Gaza (Striscia di Gaza), 10 lug. (LaPresse) – Un incessante flusso di feriti arriva all’ospedale Al Shifa di Gaza, la maggiore struttura sanitaria della Striscia, mentre il bilancio delle vittime dei raid israeliani cresce di ora in ora. Una situazione difficile da affrontare, soprattutto per un ospedale nel quale già negli ultimi mesi mancavano mezzi e materiali: strumenti chirurgici, ma anche barelle e persino disinfettanti e garze. A spiegarlo a LaPresse è il dottor Sobhi Skaik, chirurgo del nosocomio, raggiunto telefonicamente. A pesare, denuncia, è l’isolamento: “La Striscia di Gaza – dice – è un’area completamente chiusa, non entra e non esce niente”. “Ora hanno aperto il valico di Rafah per i feriti e siamo molto grati di questo” ma, è il suo appello, “il valico di Rafah deve essere aperto per tutti, non possiamo restare chiusi qui dentro”.

“DONNE E BAMBINI SONO UN TERZO DEI FERITI”. “La situazione – racconta mentre sullo sfondo si sente la voce concitata dei colleghi al lavoro – è molto pesante. Qui all’ospedale abbiamo un flusso continuo di feriti. Ci sono già oltre settanta morti e circa 600 feriti, almeno un terzo dei quali composto di donne e bambini”.

“ARRIVATA UNA BIMBA DI 5 ANNI, MORTI I GENITORI E LA SORELLA”. “Stamattina – prosegue – è arrivata qui una bambina di cinque anni. Stava camminando per la strada insieme alla madre, il padre e la sorella. E’ arrivato un attacco, lei è l’unica sopravvissuta della famiglia, gli altri sono tutti morti. Erano stati a trovare dei parenti per farsi coraggio nel nord di Gaza, stavano tornando a casa a piedi”.

“IN OSPEDALE MANCA TUTTO”. “Qui in ospedale – continua il suo racconto a LaPresse – manca tutto. Il problema principale è la mancanza di strumenti chirurgici, ma assenti sono anche le cose più essenziali: garze, bende, disinfettanti, qualsiasi cosa. Il problema era grave anche prima, negli ultimi mesi la situazione era già brutta da questo punto di vista. Ora è ancora peggio. Questa della Striscia di Gaza è un’area completamente chiusa, non entra e non esce niente. L’elettricità manca spesso, e non abbiamo la benzina per i generatori. E adesso stanno distruggendo anche le infrastrutture, persino l’acqua sta diventando scarsa. Quest’area deve essere riaperta”.

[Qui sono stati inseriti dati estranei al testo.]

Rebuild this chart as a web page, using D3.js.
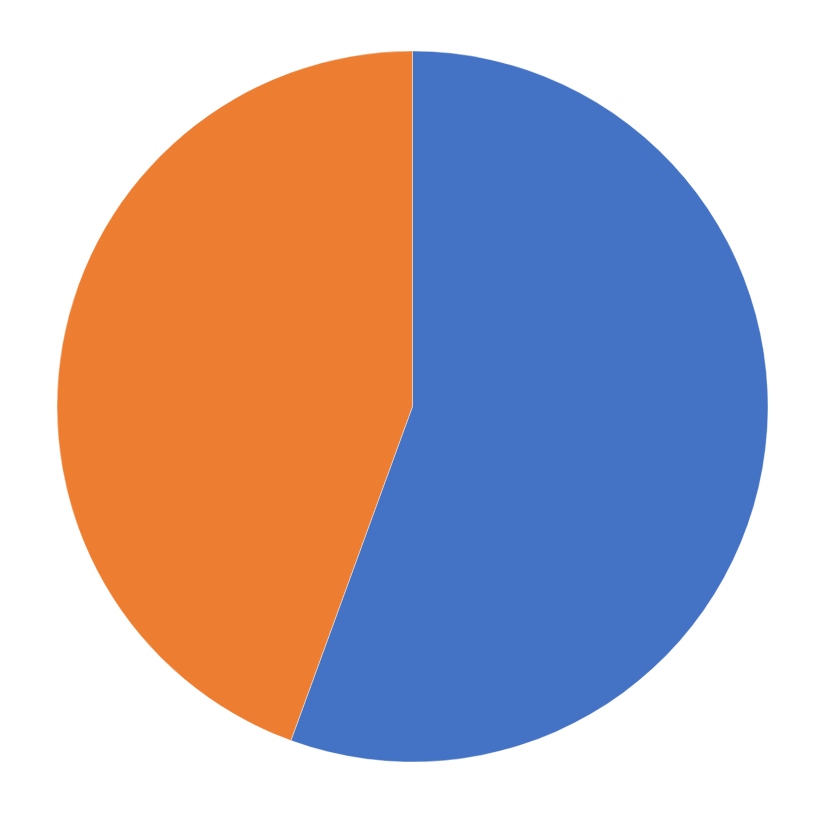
<!DOCTYPE html>
<html lang="en">
	<head>
		<meta charset="UTF-8"/>
		<title>Pie</title>
		<script type="text/javascript" src="https://cdn.jsdelivr.net/npm/d3@7"></script>
		<style>
			html, body { margin: 0; padding: 0; background: #ffffff; }
		</style>
	</head>
	<body>
		<script type="text/javascript">
			var w = 825;
			var h = 813;

			var categories = ["1", "2"];
			var values = [5, 4];
			var colors = ["#4472C4", "#ED7D31"];

			var cx = 412.5;
			var cy = 406.5;
			var radius = 355.5;

			var color = d3.scaleOrdinal()
				.domain(categories)
				.range(colors);

			var pie = d3.pie()
				.sort(null)
				.value(function(d) { return d.value; });

			var arc = d3.arc()
				.innerRadius(0)
				.outerRadius(radius);

			var data = categories.map(function(c, i) { return { name: c, value: values[i] }; });

			var svg = d3.select("body")
				.append("svg")
				.attr("width", w)
				.attr("height", h);

			var g = svg.append("g")
				.attr("transform", "translate(" + cx + "," + cy + ")");

			// slices
			g.selectAll("path")
				.data(pie(data))
				.enter()
				.append("path")
				.attr("d", arc)
				.attr("fill", function(d) { return color(d.data.name); })
				.attr("stroke", "#ffffff")
				.attr("stroke-width", 0.4);
		</script>
	</body>
</html>
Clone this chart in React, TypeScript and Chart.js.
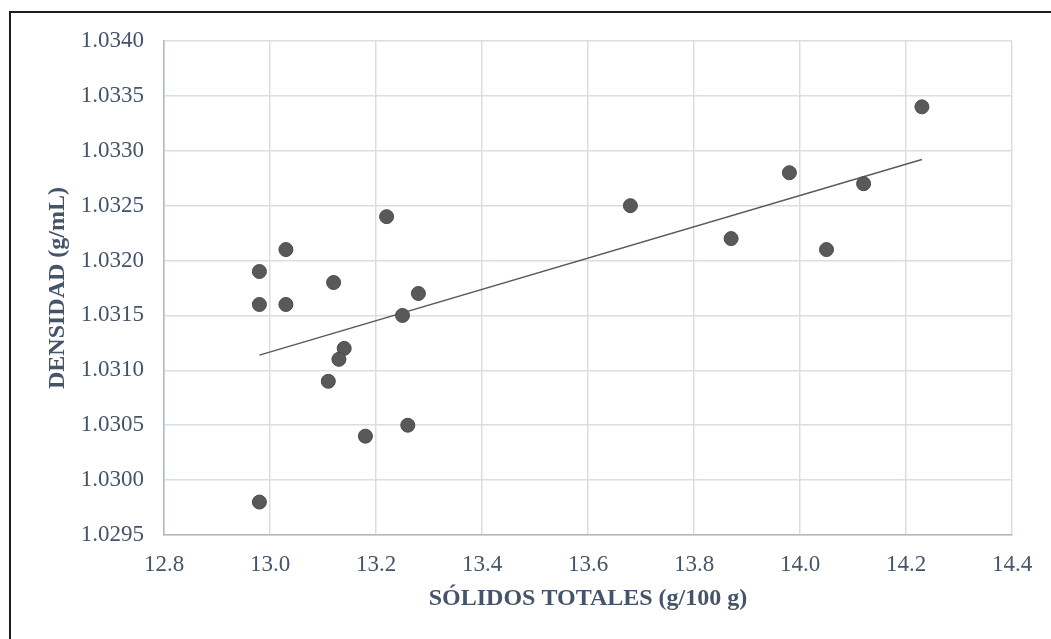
import React, { useEffect, useRef } from "react";
import { Chart, registerables } from "chart.js";

Chart.register(...registerables);

const solidosTotales: number[] = [
  12.98, 12.98, 12.98, 13.03, 13.03, 13.12, 13.22, 13.28, 13.25, 13.14,
  13.13, 13.11, 13.18, 13.26, 13.68, 13.87, 13.98, 14.05, 14.12, 14.23,
];
const densidad: number[] = [
  1.0319, 1.0316, 1.0298, 1.0321, 1.0316, 1.0318, 1.0324, 1.0317, 1.0315, 1.0312,
  1.0311, 1.0309, 1.0304, 1.0305, 1.0325, 1.0322, 1.0328, 1.0321, 1.0327, 1.0334,
];
const xTitle = "SÓLIDOS TOTALES (g/100 g)";
const yTitle = "DENSIDAD (g/mL)";
const xRange = { min: 12.8, max: 14.4, step: 0.2 };
const yRange = { min: 1.0295, max: 1.034, step: 0.0005 };

function linearTrend(xs: number[], ys: number[]) {
  const n = xs.length;
  const mx = xs.reduce((a, b) => a + b, 0) / n;
  const my = ys.reduce((a, b) => a + b, 0) / n;
  let sxy = 0;
  let sxx = 0;
  for (let i = 0; i < n; i++) {
    sxy += (xs[i] - mx) * (ys[i] - my);
    sxx += (xs[i] - mx) * (xs[i] - mx);
  }
  const slope = sxy / sxx;
  const icpt = my - slope * mx;
  const x0 = Math.min(...xs);
  const x1 = Math.max(...xs);
  return [
    { x: x0, y: icpt + slope * x0 },
    { x: x1, y: icpt + slope * x1 },
  ];
}

const TEXT = "#44546a";
const FONT = "'Liberation Serif', 'Times New Roman', serif";

export default function App() {
  const ref = useRef<HTMLCanvasElement | null>(null);

  useEffect(() => {
    if (!ref.current) return;
    const points = solidosTotales.map((x, i) => ({ x, y: densidad[i] }));
    const chart = new Chart(ref.current, {
      type: "scatter",
      data: {
        datasets: [
          {
            label: "Densidad",
            data: points,
            backgroundColor: "#595959",
            borderColor: "#4a4a4a",
            borderWidth: 1,
            pointRadius: 7,
            order: 1,
          },
          {
            label: "Tendencia",
            data: linearTrend(solidosTotales, densidad),
            showLine: true,
            borderColor: "#595959",
            borderWidth: 1.5,
            pointRadius: 0,
            fill: false,
            order: 2,
          } as any,
        ],
      },
      options: {
        animation: false,
        responsive: false,
        devicePixelRatio: 1,
        layout: { padding: { top: 41, right: 39, bottom: 0, left: 0 } },
        plugins: {
          legend: { display: false },
          tooltip: { enabled: false },
        },
        scales: {
          x: {
            type: "linear",
            min: xRange.min,
            max: xRange.max,
            afterFit: (s: any) => {
              s.height = 104;
            },
            ticks: {
              stepSize: xRange.step,
              color: TEXT,
              font: { family: FONT, size: 23 },
              padding: 16,
              callback: (v: any) => Number(v).toFixed(1),
            },
            grid: { color: "#d9dee6", lineWidth: 1.5, drawTicks: false },
            border: { color: "#aeb9c9", width: 1.5 },
            title: {
              display: true,
              text: xTitle,
              color: TEXT,
              font: { family: FONT, size: 24, weight: "bold" },
              padding: { top: 0, bottom: 26 },
            },
          },
          y: {
            type: "linear",
            min: yRange.min,
            max: yRange.max,
            afterFit: (s: any) => {
              s.width = 164;
            },
            ticks: {
              stepSize: yRange.step,
              color: TEXT,
              font: { family: FONT, size: 23 },
              padding: 20,
              callback: (v: any) => Number(v).toFixed(4),
            },
            grid: { color: "#d9dee6", lineWidth: 1.5, drawTicks: false },
            border: { color: "#aeb9c9", width: 1.5 },
            title: {
              display: true,
              text: yTitle,
              color: TEXT,
              font: { family: FONT, size: 24, weight: "bold" },
              padding: { top: 43, bottom: 0 },
            },
          },
        },
      },
    });
    return () => chart.destroy();
  }, []);

  return (
    <div
      style={{
        position: "absolute",
        left: 0,
        top: 0,
        width: 1051,
        height: 639,
        overflow: "hidden",
        background: "#fff",
      }}
    >
      <canvas ref={ref} width={1051} height={639} style={{ position: "absolute", left: 0, top: 0 }} />
      <div
        style={{
          position: "absolute",
          left: 9,
          top: 11,
          width: 1042,
          height: 628,
          boxSizing: "border-box",
          borderTop: "2px solid #1c1c1c",
          borderLeft: "2px solid #1c1c1c",
          pointerEvents: "none",
        }}
      />
    </div>
  );
}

“IL VALICO DI RAFAH DEVE ESSERE RIAPERTO”. “Ora – continua – hanno aperto il valico di Rafah per i feriti, siamo molto grati di questo. Ma il valico di Rafah deve essere aperto per tutti, non possiamo restare chiusi qui dentro”.

“STIAMO MANDANDO PAZIENTI IN EGITTO”. “Ci stiamo organizzando – spiega – per inviare alcuni dei nostri pazienti in Egitto. Li stiamo selezionando, non sappiamo ancora quanti saranno di preciso. Il problema principale è quello degli accompagnatori. Molti non hanno soldi. La questione è: come faranno a vivere in Egitto una volta arrivati là? E chi provvederà agli altri figli o agli altri parenti? E’ un tema umanitario, non è soltanto una questione medica. Non puoi affrontare la cosa solo dal punto di vista strettamente sanitario”.

“ABBIAMO PAURA, TEMI DI MORIRE IN OGNI MOMENTO”. E per chi resta, inclusi i medici, a dominare è la paura. “Noi tutti qui – racconta il chirurgo – abbiamo paura. Ieri sera è avvenuta un’esplosione vicino a dove si trovavano mia moglie e i miei figli. E’ terrificante. Senti che tu e tutta la tua famiglia potreste morire in ogni momento. E’ ingiusto, è disumano”.

“BASTA UCCIDERE, E’ TUTTO QUI”. “Siamo in una pessima situazione – conclude – siamo in un’area completamente chiusa, stiamo perdendo molte vite, molte persone sono ferite, muoiono donne, bambini, famiglie. Le case vengono distrutte, così come le infrastrutture. Manca l’acqua, l’elettricità. Venite a vedere quello che sta succedendo. Bisogna fermare tutto questo. Basta uccidere. E’ tutto qui, basta uccidere”.